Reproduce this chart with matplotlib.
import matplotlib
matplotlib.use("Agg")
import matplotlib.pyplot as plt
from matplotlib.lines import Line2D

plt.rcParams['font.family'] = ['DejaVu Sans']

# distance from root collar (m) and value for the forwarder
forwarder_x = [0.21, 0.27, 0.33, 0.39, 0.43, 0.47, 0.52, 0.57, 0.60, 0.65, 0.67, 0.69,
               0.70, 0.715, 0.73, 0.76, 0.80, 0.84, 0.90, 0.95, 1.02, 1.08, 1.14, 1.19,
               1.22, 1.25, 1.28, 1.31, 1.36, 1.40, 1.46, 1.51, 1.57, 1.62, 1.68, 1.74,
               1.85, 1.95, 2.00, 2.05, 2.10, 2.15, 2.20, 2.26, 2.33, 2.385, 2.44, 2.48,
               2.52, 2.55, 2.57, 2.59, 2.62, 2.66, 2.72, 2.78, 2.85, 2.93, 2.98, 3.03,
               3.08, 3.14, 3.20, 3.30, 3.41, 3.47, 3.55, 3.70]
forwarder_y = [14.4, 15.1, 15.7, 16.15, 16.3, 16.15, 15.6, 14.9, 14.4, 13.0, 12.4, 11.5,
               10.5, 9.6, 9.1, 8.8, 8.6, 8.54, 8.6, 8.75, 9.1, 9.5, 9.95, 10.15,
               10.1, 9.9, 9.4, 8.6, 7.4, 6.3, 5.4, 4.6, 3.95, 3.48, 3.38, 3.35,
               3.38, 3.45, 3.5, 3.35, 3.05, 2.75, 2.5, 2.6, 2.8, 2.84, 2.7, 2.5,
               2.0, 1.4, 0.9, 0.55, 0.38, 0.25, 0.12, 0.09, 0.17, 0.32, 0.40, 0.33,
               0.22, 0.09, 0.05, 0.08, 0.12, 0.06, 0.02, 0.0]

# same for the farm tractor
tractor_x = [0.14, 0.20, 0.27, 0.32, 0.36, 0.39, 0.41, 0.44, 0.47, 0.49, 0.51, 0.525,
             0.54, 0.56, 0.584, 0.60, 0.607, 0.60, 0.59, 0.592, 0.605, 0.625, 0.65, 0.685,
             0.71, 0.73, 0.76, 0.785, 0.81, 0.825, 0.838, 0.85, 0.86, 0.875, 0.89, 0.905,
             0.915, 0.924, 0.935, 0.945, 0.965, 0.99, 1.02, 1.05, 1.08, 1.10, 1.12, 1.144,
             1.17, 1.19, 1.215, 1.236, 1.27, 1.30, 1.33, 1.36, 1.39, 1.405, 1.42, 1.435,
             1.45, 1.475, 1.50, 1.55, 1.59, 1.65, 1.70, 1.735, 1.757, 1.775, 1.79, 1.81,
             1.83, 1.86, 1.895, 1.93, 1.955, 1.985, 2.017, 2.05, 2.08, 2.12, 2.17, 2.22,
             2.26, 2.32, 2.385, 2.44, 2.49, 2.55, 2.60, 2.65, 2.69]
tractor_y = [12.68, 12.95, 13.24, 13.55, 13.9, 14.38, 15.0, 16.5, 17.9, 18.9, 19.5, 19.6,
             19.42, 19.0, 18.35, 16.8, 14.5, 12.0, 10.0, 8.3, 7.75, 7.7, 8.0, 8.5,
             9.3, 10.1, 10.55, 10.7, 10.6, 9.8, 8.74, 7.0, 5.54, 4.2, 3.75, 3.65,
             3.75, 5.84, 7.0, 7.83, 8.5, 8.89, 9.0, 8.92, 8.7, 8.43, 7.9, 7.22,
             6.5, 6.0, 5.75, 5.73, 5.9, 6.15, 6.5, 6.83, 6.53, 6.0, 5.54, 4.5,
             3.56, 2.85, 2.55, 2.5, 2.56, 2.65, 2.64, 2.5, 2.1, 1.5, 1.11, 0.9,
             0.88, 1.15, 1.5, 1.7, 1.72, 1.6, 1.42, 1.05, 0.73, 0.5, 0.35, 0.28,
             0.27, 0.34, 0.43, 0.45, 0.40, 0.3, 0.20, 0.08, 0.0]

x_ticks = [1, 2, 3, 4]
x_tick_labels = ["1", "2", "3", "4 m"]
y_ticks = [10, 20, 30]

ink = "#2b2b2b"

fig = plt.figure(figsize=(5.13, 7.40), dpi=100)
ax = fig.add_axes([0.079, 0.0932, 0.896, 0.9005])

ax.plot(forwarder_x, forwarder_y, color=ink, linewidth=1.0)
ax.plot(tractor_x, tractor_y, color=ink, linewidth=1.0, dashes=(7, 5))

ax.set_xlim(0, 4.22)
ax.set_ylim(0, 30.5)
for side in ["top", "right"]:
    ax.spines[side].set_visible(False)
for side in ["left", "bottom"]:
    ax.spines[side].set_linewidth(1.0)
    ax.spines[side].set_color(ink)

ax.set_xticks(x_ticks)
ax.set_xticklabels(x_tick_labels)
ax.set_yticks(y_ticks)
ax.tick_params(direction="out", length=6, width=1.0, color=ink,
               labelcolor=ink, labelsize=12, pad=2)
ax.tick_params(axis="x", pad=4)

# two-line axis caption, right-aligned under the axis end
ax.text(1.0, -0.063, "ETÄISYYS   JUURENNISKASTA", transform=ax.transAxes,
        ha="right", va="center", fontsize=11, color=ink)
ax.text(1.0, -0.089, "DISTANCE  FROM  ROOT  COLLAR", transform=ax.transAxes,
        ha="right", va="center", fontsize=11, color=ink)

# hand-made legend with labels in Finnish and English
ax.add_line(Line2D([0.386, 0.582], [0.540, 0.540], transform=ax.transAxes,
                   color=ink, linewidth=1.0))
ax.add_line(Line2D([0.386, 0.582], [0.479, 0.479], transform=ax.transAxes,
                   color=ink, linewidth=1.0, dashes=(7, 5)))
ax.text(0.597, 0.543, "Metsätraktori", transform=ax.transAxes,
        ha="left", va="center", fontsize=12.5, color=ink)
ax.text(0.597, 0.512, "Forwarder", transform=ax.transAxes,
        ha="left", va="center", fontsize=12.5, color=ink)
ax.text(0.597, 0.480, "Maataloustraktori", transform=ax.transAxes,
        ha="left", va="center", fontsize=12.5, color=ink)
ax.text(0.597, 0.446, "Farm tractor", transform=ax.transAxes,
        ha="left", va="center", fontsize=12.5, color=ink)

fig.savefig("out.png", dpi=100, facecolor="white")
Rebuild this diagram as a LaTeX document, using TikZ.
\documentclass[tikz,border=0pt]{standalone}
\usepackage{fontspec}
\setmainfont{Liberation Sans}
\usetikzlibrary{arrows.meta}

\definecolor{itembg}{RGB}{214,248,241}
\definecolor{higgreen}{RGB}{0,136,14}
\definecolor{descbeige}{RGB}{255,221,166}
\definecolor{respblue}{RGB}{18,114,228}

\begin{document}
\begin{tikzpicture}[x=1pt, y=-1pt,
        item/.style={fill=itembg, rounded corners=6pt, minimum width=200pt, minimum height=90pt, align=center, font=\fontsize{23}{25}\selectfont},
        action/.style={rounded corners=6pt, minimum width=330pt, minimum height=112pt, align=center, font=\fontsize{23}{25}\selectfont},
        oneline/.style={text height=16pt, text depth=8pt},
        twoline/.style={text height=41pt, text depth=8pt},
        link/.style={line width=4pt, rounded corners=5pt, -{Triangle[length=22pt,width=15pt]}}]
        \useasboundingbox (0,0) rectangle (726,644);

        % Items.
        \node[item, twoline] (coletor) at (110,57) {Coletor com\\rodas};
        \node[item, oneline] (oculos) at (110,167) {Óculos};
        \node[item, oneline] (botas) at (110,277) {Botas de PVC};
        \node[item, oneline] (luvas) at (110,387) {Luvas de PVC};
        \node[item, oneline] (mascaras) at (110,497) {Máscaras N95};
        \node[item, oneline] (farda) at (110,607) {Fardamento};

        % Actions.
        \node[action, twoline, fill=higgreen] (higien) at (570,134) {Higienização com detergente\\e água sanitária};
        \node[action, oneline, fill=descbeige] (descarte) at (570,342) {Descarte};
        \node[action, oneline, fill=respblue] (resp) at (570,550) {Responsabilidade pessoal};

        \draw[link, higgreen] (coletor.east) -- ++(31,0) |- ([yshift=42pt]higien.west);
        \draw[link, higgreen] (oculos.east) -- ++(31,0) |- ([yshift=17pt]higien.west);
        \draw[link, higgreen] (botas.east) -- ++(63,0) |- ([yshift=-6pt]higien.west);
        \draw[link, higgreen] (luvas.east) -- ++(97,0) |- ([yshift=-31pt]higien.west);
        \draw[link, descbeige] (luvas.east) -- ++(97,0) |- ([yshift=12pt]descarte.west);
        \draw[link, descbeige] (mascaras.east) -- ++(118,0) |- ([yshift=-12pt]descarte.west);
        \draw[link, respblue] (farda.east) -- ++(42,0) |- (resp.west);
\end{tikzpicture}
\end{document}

-=-=-=-=-

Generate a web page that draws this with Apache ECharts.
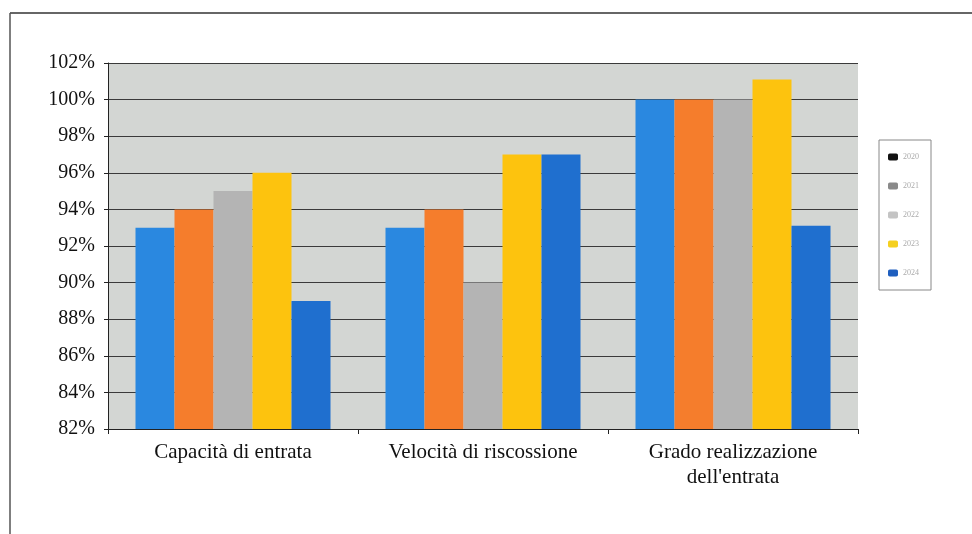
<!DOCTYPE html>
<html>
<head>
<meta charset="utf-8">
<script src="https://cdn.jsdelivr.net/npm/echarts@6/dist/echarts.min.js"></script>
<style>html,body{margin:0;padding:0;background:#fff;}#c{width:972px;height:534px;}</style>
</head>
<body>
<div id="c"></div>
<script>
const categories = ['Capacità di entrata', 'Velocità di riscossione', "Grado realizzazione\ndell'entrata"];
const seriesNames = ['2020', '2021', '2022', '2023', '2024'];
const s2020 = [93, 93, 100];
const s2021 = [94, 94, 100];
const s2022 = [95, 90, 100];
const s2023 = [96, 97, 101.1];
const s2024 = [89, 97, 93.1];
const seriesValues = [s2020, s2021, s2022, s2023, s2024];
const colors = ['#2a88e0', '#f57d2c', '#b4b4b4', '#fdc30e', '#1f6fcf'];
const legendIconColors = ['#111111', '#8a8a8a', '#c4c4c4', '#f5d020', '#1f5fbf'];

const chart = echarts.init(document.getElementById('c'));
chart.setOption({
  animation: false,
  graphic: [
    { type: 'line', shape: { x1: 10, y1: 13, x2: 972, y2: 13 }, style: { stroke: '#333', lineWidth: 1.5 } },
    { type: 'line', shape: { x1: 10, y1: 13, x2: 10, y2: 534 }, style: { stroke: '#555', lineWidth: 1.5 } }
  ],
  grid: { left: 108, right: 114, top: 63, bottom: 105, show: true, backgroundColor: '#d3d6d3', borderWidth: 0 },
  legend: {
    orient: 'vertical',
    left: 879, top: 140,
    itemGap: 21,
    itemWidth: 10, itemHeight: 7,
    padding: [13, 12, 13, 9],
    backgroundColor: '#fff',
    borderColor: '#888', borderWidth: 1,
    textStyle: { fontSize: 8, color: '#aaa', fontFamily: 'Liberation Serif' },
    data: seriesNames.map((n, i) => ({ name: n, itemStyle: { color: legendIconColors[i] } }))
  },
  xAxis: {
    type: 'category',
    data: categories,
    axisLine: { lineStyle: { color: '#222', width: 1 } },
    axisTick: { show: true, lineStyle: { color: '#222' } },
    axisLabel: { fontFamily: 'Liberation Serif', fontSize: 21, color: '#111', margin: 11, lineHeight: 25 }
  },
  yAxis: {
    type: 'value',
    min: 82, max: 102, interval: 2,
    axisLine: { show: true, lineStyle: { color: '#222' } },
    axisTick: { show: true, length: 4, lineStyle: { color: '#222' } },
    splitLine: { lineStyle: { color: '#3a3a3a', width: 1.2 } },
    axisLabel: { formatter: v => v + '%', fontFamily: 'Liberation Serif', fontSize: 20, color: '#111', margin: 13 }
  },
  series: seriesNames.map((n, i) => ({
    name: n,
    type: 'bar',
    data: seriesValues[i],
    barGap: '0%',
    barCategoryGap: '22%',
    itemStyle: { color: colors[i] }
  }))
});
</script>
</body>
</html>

-=-=-=-=-

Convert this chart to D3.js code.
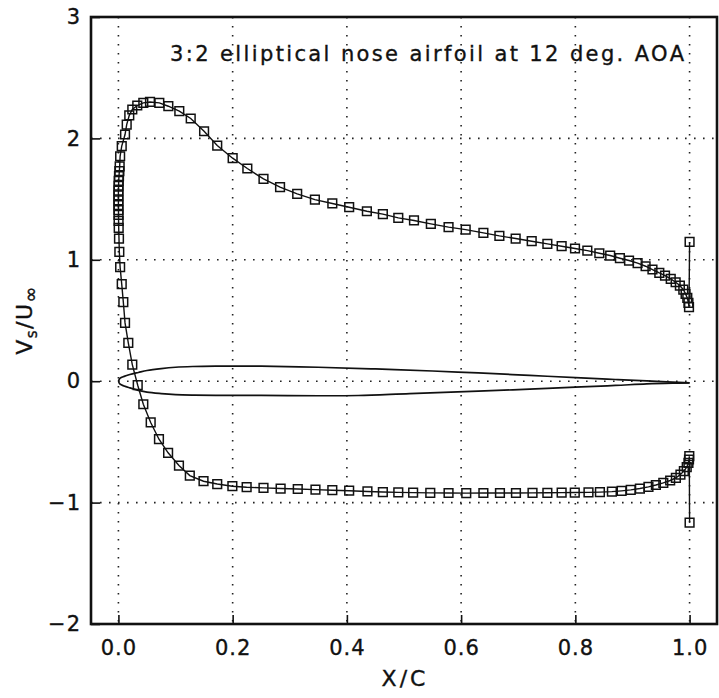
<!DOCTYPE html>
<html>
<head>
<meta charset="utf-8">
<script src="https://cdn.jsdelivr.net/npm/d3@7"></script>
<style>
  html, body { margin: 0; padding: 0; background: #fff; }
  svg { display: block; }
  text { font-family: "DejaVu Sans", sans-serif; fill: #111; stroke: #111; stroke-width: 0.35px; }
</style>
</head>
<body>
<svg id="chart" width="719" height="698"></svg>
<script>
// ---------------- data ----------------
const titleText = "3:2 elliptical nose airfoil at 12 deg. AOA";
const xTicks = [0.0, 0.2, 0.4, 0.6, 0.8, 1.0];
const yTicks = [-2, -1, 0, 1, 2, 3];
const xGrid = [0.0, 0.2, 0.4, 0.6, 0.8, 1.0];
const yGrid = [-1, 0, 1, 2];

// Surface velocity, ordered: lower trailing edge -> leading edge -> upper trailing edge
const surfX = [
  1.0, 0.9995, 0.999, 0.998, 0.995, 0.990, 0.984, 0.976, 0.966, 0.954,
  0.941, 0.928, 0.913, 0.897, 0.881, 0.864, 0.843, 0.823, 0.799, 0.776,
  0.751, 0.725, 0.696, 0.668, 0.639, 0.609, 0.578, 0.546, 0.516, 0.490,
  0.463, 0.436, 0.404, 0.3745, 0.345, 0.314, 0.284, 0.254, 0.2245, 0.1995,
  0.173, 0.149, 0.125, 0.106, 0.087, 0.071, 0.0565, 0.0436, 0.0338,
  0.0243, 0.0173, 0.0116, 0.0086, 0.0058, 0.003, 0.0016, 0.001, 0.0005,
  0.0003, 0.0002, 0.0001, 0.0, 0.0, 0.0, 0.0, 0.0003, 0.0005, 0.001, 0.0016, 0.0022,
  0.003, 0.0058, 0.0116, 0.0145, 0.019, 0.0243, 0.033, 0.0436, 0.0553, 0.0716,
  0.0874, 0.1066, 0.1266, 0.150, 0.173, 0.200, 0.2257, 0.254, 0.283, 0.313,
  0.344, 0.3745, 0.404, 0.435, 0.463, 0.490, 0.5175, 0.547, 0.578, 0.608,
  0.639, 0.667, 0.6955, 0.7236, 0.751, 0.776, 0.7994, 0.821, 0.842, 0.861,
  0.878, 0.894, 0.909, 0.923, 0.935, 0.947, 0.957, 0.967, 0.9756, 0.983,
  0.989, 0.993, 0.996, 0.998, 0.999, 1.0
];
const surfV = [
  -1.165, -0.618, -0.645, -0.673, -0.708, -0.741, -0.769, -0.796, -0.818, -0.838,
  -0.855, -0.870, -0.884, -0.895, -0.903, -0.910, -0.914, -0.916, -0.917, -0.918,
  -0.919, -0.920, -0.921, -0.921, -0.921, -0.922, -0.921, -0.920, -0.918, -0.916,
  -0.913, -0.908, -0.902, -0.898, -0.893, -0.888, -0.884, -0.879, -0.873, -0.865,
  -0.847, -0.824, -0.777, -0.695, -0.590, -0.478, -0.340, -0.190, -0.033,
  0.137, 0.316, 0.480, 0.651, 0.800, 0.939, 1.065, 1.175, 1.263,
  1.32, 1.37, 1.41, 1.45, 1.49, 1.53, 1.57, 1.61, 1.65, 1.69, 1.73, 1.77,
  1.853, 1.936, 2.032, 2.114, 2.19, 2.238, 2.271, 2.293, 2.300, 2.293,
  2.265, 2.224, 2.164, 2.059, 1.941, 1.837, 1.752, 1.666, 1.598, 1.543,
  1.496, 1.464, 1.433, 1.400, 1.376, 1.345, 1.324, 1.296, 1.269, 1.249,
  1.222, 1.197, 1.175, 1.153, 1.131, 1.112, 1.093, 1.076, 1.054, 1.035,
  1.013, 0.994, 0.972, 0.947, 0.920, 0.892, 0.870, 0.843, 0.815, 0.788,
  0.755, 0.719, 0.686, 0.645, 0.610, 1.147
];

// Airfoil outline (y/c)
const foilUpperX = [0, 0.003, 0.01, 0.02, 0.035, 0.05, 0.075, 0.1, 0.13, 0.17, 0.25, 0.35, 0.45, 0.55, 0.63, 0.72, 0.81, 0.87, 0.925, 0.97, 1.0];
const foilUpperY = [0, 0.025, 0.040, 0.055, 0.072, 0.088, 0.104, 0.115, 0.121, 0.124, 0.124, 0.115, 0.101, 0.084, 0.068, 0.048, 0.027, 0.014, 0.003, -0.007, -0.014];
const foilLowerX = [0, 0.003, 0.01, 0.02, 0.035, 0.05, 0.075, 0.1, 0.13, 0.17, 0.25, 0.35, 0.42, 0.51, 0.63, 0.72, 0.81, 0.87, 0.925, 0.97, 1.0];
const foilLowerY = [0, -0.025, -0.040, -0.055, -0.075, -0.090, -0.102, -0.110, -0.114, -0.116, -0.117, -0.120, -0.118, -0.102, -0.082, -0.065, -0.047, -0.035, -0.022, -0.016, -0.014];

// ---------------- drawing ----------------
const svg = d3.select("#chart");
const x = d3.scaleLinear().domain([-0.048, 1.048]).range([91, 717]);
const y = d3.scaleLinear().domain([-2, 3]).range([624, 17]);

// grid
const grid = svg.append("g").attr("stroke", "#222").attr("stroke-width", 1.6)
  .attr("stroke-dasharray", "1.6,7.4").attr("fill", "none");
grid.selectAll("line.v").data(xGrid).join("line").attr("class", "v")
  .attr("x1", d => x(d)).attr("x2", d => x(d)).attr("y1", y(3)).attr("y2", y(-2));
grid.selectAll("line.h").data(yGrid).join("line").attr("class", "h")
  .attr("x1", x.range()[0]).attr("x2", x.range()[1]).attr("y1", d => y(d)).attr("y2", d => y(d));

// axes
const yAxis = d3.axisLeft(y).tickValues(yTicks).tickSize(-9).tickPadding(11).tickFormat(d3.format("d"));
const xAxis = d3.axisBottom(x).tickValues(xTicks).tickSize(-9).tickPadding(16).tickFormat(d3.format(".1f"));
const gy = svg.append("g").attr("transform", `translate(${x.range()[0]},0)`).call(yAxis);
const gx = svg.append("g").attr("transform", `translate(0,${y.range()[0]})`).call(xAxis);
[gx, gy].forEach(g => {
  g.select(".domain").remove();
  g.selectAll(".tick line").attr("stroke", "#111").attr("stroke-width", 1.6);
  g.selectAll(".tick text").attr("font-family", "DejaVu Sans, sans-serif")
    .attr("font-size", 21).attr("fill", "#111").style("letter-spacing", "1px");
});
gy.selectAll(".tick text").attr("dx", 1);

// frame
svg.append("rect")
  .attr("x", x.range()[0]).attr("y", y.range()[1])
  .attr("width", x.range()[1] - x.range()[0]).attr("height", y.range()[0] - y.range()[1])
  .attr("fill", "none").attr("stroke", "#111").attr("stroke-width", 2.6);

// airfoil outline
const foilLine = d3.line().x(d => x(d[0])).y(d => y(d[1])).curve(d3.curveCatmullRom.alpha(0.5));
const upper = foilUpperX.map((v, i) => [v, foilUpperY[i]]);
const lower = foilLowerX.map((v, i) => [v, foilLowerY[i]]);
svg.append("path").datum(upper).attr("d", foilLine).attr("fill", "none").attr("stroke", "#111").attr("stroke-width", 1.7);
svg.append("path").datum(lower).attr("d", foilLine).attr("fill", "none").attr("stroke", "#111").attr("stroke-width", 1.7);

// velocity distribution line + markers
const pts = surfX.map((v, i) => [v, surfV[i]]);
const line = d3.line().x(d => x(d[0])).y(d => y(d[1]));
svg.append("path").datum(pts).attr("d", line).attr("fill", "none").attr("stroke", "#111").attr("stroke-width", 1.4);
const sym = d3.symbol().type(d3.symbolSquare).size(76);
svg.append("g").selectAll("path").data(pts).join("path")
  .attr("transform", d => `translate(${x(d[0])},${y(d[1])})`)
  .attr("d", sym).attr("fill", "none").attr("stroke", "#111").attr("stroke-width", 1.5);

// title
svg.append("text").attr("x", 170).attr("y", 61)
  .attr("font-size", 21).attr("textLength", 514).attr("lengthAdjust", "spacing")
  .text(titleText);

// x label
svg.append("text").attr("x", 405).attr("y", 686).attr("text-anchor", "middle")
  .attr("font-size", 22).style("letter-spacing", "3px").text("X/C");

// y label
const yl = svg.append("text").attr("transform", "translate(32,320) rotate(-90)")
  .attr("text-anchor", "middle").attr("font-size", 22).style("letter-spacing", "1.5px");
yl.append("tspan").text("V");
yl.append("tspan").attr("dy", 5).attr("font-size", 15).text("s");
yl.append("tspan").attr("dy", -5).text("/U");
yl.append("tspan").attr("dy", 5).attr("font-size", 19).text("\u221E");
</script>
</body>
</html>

-=-=-=-=-

* **Required task**
Look above for the line with "Convert this chart to D3.js code." and the line with "const yGrid = [-1, 0, 1, 2];"; set down those two lines and all lines between them exactly, without pictures and without anything else.

* **Answer to this exercise**
Convert this chart to D3.js code.
<!DOCTYPE html>
<html>
<head>
<meta charset="utf-8">
<script src="https://cdn.jsdelivr.net/npm/d3@7"></script>
<style>
  html, body { margin: 0; padding: 0; background: #fff; }
  svg { display: block; }
  text { font-family: "DejaVu Sans", sans-serif; fill: #111; stroke: #111; stroke-width: 0.35px; }
</style>
</head>
<body>
<svg id="chart" width="719" height="698"></svg>
<script>
// ---------------- data ----------------
const titleText = "3:2 elliptical nose airfoil at 12 deg. AOA";
const xTicks = [0.0, 0.2, 0.4, 0.6, 0.8, 1.0];
const yTicks = [-2, -1, 0, 1, 2, 3];
const xGrid = [0.0, 0.2, 0.4, 0.6, 0.8, 1.0];
const yGrid = [-1, 0, 1, 2];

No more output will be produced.